1. I refer to the Raging Grannies as a movement of ‘aging women’ because most members across North America are over the age of 60 and because they draw strategically of ‘grandmother’ identities in their organizing. Nevertheless, it is noteworthy that there are and have been Grannies who are much younger, including some in their 30s and 40s; there is no age requirement for women to join.

2. It is noteworthy that Roy (Citation2004) and others did, to some extent, recognize a diversity of activist strategies and tactics among the Raging Grannies, including moments when Raging Grannies felt that their highly visible tactics were not appropriate. However, the emphasis in such previous work (including Roy, Citation2004; Sawchuk, Citation2009; and others) was clearly on the more iconic, satirical forms of their activism; there has yet been no sustained analysis of their solidarity-building efforts.

3. I use pseudonyms for all named participants in this research.

4. I have left the spelling of First Nations groups in this poem as Candice wrote them.

5. Idle No More is the name given to the mobilization of Indigenous communities across Canada that gained prominence in 2013 – this mobilization made visible the immense poverty faced by many First Nations’ communities across the country, while also illuminating the strength of these communities to preserve their cultures and maintain their integrity, despite centuries of abuse. For a discussion of the generations of Indigenous resistance and resurgence which laid the foundation for Idle No More, see Wotherspoon & Hansen, Citation2013; For additional analyses and descriptions of the Idle No More movement, see Johnson, Citation2012; Kuokkanen, Citation2008; NWAC, Citation2010; Sweet, Citation2014; van Gelder, Citation2013; Walia, Citation2013.

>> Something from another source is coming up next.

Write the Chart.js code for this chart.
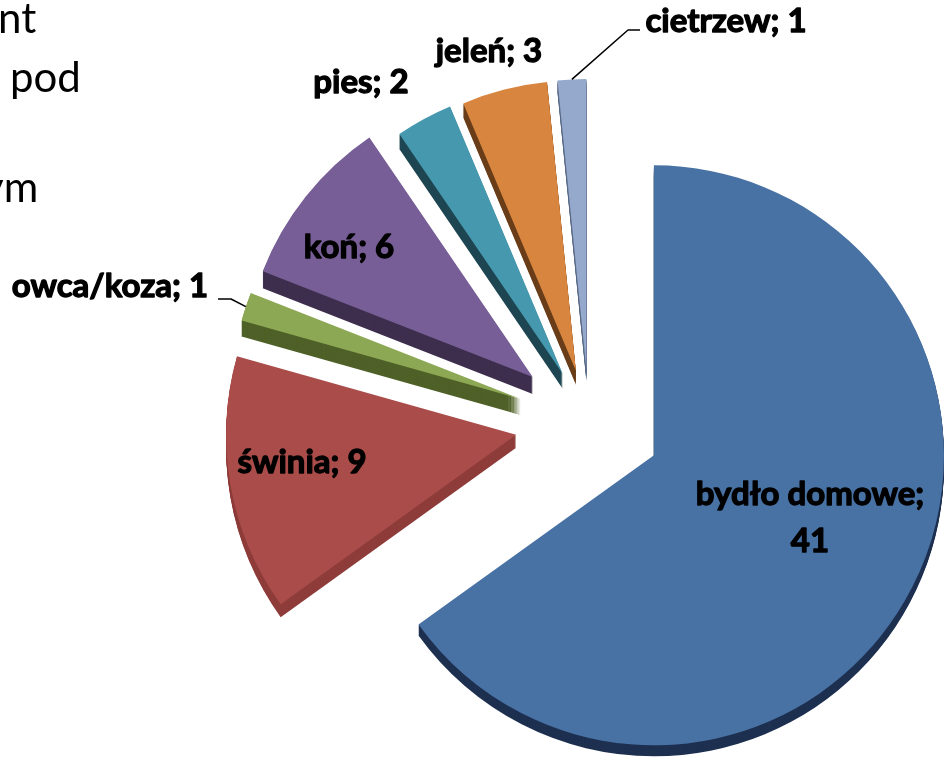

6. In addition to Idle No More, noted earlier, a large mobilization, known collectively as ‘missing and murdered Indigenous women campaigns,’ had also taken place in response to disproportionate violence borne by Indigenous women and children, with numerous calls for the Canadian Government to conduct an inquiry into this injustice. See, for example, Amnesty International (http://www.amnesty.ca/our-work/campaigns/no-more-stolen-sisters) and the Native Women’s Association of Canada (NWAC) (http://www.nwac.ca/sisters-spirit, NWAC, Citation2009, 2010).

7. The People’s Social Forum was a national conference of social movement organizations in which the Raging Grannies participated, organized under the leadership of Indigenous activists in Ottawa in August 2014 (see Peoples’ Social Forum, Citation2014).

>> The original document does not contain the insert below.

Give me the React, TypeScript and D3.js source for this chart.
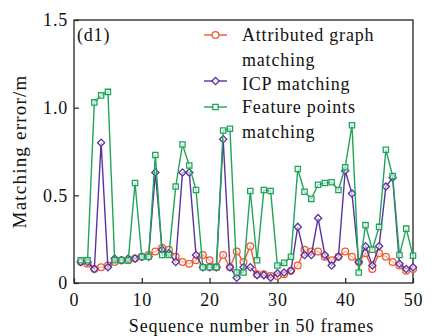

8. Other scholars call into question whether this kind of settler pain, guilt, and shame might inadvertently function to decenter Indigenous experiences, appropriate Indigenous pain, and enable settler complicity (Regan, Citation2010).

9. Regan (Citation2010), for instance, draws on McIntosh’s (Citation1989) work on privilege to suggest that settler consciousness, and the privilege that comes with it, hinders society.

10. This is the number cited in Candice’s poem; this number has been highly contested and there well may be more than this.